Description of the task:
Go through the records from the first line and retype each one exactly, stopping once the line with "fig = go.Figure()" is done. Pictures are left out.

Dataset excerpts:
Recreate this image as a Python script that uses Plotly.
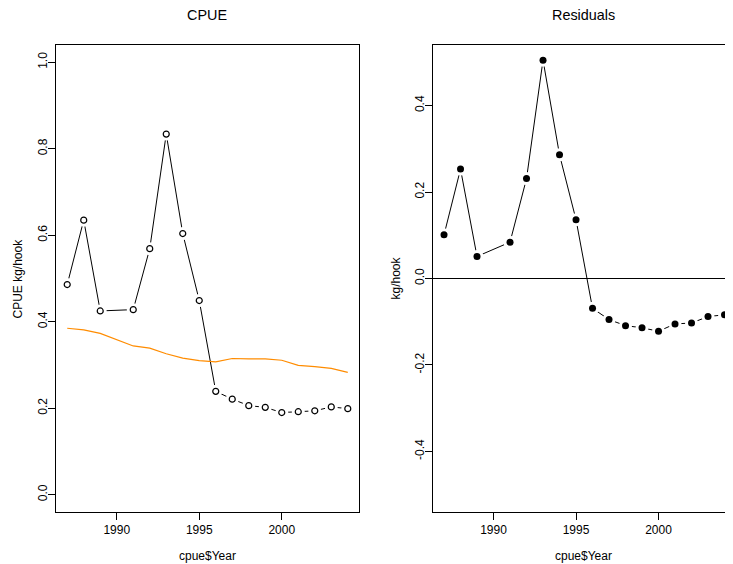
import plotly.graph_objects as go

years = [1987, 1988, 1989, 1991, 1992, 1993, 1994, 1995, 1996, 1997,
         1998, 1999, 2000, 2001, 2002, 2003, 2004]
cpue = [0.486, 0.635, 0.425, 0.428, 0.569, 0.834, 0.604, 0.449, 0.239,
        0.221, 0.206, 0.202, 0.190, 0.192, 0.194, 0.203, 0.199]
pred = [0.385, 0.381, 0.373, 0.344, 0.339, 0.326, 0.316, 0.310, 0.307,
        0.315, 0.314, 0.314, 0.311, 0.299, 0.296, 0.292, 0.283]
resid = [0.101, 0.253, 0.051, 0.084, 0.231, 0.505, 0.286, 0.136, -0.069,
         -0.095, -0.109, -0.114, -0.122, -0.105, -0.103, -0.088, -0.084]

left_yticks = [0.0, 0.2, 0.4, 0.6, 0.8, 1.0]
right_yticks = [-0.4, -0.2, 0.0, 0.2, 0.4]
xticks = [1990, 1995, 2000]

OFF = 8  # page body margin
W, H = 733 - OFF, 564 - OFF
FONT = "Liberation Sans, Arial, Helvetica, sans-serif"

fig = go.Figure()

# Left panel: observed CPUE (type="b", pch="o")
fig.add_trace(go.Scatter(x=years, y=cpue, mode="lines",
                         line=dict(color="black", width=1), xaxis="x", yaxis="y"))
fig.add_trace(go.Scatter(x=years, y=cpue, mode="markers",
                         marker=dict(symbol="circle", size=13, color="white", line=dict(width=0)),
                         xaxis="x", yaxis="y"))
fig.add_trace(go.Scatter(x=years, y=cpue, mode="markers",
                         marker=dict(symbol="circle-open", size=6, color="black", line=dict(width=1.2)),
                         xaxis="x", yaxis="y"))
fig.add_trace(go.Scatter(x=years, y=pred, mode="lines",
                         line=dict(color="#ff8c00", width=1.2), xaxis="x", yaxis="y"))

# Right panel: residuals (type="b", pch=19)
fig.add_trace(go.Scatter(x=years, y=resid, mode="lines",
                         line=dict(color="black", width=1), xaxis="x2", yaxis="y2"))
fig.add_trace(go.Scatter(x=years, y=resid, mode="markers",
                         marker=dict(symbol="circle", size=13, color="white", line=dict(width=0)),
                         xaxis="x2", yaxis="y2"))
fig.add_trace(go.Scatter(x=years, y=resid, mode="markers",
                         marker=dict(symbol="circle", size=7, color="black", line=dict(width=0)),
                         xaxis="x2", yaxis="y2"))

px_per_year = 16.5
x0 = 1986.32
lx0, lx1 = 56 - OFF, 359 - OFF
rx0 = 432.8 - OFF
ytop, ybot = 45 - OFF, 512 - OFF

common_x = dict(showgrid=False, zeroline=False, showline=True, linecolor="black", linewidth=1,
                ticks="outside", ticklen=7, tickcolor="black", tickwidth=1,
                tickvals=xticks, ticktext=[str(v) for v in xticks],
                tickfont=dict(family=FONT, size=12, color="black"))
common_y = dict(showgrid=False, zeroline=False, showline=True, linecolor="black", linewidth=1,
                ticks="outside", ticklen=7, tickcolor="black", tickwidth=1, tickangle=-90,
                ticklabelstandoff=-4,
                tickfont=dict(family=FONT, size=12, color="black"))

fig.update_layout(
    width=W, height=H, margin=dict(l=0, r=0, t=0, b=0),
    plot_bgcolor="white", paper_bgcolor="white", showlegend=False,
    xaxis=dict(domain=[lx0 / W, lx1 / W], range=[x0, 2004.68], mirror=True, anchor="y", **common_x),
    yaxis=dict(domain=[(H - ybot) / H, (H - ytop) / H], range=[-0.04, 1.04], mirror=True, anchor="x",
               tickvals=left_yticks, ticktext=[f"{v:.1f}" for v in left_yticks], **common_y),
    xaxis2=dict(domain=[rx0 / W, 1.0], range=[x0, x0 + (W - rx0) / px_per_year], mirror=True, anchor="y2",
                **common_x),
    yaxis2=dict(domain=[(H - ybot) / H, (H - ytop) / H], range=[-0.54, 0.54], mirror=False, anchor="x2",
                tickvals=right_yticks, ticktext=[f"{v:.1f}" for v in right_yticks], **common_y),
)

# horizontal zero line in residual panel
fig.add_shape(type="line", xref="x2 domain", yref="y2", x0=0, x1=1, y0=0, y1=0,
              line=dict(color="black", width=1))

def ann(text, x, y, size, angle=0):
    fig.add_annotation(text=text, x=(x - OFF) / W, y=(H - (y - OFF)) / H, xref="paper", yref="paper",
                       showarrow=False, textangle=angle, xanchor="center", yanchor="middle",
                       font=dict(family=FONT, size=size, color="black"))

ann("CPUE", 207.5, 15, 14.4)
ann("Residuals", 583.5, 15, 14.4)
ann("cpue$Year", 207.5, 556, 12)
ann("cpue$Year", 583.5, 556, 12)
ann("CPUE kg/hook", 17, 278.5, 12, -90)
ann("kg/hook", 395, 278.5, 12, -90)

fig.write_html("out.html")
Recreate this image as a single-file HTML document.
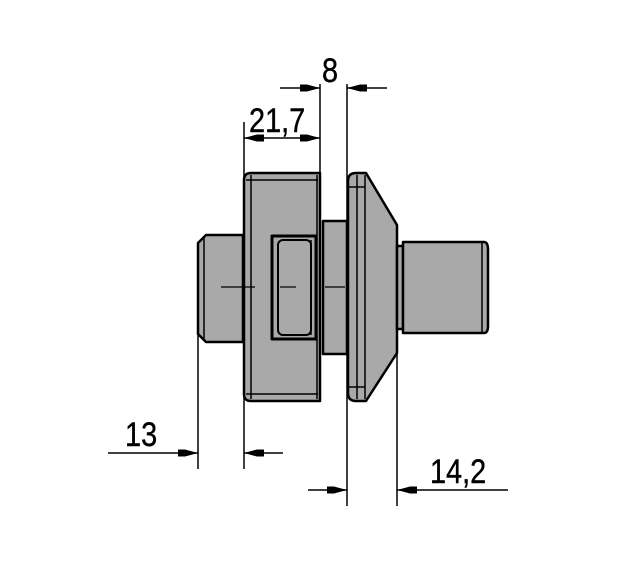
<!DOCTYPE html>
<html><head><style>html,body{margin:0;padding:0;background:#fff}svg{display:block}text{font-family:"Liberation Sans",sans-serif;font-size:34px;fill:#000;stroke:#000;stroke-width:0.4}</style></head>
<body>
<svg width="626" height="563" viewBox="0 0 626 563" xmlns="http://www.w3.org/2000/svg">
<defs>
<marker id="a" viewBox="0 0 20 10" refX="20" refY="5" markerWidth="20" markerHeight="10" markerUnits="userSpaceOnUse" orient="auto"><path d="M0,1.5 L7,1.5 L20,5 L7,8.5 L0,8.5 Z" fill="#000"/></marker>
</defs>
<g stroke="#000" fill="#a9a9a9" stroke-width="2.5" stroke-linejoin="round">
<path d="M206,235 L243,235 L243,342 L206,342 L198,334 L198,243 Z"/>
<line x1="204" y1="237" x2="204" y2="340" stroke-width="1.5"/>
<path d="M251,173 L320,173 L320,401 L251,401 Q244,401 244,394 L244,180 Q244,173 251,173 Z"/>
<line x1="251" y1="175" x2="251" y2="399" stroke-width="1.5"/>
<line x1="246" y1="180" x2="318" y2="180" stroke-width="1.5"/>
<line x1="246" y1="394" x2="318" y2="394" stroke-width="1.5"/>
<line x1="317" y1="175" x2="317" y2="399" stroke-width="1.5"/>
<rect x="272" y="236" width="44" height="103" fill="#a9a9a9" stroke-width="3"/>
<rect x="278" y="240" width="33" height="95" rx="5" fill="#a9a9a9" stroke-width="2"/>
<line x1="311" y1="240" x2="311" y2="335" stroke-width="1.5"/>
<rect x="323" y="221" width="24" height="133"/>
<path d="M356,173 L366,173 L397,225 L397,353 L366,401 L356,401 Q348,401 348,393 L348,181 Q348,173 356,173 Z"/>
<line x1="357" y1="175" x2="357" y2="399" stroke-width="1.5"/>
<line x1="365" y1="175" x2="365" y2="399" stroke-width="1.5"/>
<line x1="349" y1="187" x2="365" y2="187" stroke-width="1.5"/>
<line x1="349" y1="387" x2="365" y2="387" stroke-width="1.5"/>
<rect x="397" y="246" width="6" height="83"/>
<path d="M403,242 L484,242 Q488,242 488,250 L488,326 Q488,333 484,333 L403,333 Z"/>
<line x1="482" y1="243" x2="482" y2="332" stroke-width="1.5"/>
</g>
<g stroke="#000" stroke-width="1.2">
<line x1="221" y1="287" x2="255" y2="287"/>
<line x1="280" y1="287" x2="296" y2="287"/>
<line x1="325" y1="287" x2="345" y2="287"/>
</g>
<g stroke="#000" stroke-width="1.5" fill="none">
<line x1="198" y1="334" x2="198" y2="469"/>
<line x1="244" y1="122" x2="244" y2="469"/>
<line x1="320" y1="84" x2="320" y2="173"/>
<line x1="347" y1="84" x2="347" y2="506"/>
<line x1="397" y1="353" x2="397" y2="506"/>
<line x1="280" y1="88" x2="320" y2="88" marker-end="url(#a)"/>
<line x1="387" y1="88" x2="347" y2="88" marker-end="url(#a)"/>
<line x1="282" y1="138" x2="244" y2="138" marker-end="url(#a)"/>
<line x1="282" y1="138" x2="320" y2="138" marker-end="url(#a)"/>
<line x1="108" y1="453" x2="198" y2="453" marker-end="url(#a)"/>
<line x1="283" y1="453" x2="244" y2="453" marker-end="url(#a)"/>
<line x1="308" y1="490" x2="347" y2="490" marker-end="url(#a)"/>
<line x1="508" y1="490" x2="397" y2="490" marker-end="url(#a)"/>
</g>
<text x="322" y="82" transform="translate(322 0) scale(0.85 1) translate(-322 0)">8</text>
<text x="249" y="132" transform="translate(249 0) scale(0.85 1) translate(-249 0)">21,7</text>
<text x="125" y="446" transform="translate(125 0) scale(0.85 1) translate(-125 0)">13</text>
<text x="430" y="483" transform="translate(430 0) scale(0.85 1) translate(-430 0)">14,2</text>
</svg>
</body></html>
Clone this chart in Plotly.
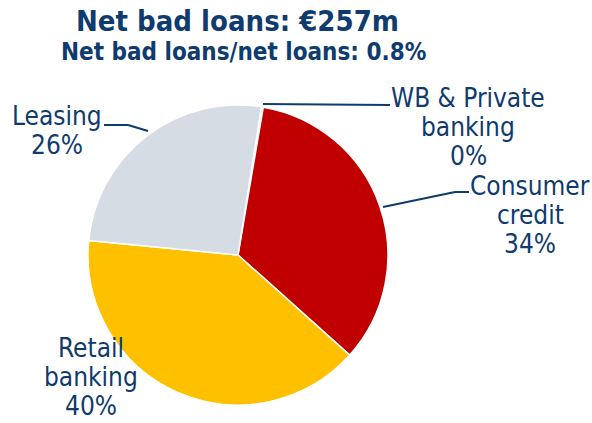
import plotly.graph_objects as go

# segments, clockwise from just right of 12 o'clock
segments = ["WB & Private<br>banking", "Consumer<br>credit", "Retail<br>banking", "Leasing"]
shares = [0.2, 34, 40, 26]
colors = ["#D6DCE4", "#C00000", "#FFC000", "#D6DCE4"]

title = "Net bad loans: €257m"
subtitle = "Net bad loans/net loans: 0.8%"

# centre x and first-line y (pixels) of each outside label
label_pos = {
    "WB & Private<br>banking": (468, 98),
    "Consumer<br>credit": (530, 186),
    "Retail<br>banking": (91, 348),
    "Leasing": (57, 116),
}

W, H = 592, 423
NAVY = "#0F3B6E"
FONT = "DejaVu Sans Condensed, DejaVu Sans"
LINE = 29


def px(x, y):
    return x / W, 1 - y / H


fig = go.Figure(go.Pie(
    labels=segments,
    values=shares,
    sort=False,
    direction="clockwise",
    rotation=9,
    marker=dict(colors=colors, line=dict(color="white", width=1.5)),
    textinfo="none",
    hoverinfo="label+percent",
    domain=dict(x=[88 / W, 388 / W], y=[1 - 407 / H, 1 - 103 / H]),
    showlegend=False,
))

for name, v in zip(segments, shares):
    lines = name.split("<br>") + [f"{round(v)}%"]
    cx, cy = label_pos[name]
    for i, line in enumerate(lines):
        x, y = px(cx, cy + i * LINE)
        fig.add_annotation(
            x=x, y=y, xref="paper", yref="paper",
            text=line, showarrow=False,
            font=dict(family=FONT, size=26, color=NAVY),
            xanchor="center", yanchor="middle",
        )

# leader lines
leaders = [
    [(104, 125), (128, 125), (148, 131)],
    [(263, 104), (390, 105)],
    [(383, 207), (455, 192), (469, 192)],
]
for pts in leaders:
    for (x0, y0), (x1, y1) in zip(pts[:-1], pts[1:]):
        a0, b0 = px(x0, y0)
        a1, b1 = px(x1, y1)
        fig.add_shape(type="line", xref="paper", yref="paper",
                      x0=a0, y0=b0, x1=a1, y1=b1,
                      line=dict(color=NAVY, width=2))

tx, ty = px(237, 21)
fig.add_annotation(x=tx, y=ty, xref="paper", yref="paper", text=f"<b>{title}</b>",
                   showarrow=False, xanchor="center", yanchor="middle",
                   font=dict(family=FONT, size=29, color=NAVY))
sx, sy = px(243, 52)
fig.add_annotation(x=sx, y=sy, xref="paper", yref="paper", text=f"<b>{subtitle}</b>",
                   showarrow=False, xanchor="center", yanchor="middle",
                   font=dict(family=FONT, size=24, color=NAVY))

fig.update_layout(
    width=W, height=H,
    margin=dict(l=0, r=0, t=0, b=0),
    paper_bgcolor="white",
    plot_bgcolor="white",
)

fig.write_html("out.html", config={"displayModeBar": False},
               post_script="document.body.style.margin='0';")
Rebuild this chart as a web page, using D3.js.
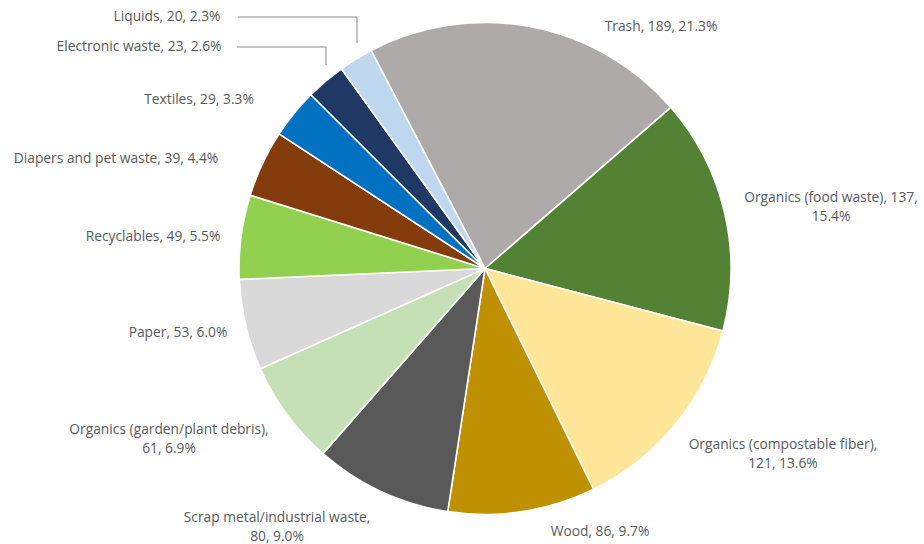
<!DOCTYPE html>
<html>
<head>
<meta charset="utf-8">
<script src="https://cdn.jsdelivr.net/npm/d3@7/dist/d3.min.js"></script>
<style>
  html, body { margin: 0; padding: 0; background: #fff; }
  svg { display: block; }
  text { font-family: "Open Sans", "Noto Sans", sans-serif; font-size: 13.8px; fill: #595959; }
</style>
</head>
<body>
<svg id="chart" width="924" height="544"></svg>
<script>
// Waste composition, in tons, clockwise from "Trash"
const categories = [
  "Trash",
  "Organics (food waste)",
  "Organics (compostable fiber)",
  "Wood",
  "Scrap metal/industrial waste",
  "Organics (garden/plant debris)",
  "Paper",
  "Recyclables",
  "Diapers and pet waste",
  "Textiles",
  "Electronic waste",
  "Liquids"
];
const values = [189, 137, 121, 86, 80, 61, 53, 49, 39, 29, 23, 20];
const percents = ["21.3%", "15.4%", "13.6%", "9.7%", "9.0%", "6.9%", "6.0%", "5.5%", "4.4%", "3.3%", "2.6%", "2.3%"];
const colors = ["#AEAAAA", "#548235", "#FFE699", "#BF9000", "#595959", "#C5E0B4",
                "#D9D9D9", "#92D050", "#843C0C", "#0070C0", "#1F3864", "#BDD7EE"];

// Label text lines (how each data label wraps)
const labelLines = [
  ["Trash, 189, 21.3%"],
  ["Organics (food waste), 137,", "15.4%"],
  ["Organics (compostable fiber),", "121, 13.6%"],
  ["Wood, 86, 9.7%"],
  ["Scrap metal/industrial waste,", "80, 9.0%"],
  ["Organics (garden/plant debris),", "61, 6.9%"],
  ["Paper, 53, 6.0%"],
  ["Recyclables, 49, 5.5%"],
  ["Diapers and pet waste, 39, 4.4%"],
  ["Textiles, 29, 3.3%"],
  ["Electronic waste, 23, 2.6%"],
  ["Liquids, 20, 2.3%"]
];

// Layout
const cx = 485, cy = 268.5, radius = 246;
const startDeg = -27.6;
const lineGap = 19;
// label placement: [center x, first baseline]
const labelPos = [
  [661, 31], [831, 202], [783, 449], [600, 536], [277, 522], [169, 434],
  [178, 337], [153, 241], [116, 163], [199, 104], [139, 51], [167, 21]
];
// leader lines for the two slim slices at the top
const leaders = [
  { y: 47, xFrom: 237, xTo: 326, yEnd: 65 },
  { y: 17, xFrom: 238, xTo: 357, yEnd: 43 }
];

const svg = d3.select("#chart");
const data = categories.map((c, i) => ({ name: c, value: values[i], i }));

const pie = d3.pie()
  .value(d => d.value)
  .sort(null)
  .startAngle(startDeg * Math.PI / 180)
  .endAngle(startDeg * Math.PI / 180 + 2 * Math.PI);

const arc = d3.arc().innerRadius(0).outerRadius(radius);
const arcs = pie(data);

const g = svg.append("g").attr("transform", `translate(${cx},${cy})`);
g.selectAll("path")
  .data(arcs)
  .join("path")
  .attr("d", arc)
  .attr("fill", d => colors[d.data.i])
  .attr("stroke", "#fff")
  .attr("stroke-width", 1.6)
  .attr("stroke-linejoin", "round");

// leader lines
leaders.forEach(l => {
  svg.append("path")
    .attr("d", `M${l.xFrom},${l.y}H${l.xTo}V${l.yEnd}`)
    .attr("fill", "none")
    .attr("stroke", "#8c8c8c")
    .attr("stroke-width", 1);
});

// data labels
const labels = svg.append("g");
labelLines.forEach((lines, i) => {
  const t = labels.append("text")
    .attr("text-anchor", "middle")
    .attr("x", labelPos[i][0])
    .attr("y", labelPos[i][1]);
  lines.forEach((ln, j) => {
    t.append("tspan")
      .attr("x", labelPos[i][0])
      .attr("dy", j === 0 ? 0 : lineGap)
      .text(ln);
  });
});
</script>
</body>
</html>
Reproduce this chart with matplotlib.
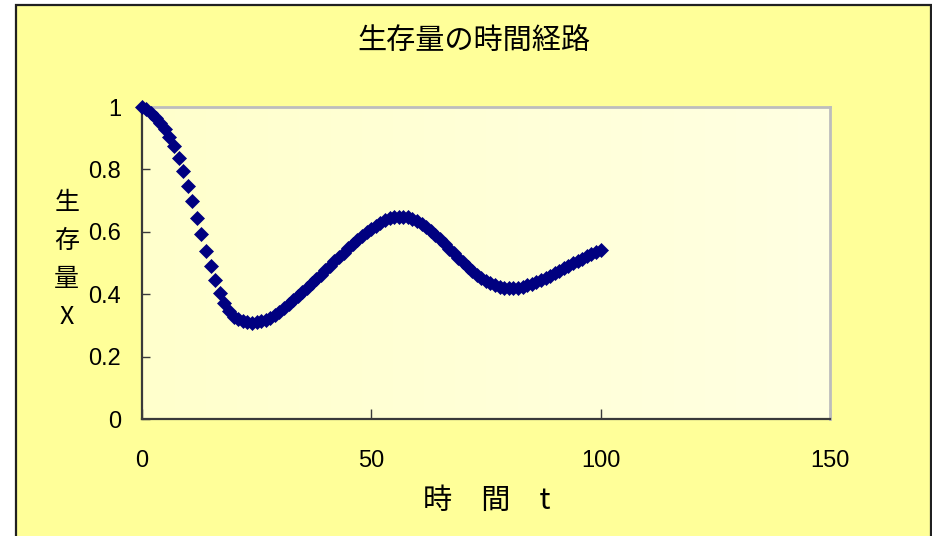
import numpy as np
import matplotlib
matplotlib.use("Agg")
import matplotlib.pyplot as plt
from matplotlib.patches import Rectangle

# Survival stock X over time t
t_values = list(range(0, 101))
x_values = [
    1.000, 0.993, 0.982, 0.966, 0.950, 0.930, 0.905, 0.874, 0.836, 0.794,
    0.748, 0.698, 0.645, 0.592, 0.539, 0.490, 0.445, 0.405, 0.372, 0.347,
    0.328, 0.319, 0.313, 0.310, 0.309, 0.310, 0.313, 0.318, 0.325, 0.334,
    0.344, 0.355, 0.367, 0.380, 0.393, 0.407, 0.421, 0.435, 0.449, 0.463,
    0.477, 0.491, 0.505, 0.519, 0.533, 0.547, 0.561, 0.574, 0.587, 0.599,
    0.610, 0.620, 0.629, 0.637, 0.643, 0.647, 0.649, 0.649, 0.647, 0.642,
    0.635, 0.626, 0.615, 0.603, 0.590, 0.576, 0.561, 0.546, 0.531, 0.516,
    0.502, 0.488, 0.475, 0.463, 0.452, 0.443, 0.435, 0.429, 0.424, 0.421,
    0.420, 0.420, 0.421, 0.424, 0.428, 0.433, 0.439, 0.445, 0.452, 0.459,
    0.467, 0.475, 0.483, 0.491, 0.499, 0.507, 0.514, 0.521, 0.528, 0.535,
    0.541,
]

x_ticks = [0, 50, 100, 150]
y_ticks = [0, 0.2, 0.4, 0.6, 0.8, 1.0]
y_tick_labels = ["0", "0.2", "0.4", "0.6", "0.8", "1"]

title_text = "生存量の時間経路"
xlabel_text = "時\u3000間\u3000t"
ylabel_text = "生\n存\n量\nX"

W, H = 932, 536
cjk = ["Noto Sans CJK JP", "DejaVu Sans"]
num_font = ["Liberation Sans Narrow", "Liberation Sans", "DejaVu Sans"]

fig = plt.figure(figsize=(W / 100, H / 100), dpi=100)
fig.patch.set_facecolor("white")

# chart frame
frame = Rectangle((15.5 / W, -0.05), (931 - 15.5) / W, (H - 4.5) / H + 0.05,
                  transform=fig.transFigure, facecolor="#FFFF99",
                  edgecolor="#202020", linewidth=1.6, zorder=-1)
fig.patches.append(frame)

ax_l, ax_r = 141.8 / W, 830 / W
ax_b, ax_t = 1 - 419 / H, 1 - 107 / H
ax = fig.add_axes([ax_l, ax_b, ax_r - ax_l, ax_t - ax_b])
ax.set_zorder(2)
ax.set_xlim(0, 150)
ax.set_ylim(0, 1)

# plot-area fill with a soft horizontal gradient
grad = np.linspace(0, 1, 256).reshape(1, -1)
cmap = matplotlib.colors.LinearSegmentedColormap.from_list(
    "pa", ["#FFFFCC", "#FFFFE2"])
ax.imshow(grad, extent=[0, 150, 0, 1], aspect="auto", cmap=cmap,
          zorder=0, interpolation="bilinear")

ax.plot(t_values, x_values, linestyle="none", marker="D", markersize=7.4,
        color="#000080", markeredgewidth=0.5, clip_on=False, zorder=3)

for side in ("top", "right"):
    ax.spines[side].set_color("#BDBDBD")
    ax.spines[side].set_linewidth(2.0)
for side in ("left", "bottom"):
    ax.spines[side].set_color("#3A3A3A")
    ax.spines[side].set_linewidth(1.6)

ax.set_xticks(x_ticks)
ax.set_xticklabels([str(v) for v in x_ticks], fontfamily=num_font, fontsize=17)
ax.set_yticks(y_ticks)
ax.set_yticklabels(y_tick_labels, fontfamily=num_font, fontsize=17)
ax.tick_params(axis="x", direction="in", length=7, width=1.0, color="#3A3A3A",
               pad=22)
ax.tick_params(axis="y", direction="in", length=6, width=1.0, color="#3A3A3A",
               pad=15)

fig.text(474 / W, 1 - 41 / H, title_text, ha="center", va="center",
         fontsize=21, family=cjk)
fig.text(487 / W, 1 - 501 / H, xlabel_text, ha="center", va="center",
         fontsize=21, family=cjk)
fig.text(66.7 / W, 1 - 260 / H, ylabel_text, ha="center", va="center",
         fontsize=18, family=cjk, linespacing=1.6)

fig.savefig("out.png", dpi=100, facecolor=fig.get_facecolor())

Complete response:
Recreate this image as a Python script that uses Plotly.
import plotly.graph_objects as go

years = [1987, 1988, 1989, 1991, 1992, 1993, 1994, 1995, 1996, 1997,
         1998, 1999, 2000, 2001, 2002, 2003, 2004]
cpue = [0.486, 0.635, 0.425, 0.428, 0.569, 0.834, 0.604, 0.449, 0.239,
        0.221, 0.206, 0.202, 0.190, 0.192, 0.194, 0.203, 0.199]
pred = [0.385, 0.381, 0.373, 0.344, 0.339, 0.326, 0.316, 0.310, 0.307,
        0.315, 0.314, 0.314, 0.311, 0.299, 0.296, 0.292, 0.283]
resid = [0.101, 0.253, 0.051, 0.084, 0.231, 0.505, 0.286, 0.136, -0.069,
         -0.095, -0.109, -0.114, -0.122, -0.105, -0.103, -0.088, -0.084]

left_yticks = [0.0, 0.2, 0.4, 0.6, 0.8, 1.0]
right_yticks = [-0.4, -0.2, 0.0, 0.2, 0.4]
xticks = [1990, 1995, 2000]

OFF = 8  # page body margin
W, H = 733 - OFF, 564 - OFF
FONT = "Liberation Sans, Arial, Helvetica, sans-serif"

fig = go.Figure()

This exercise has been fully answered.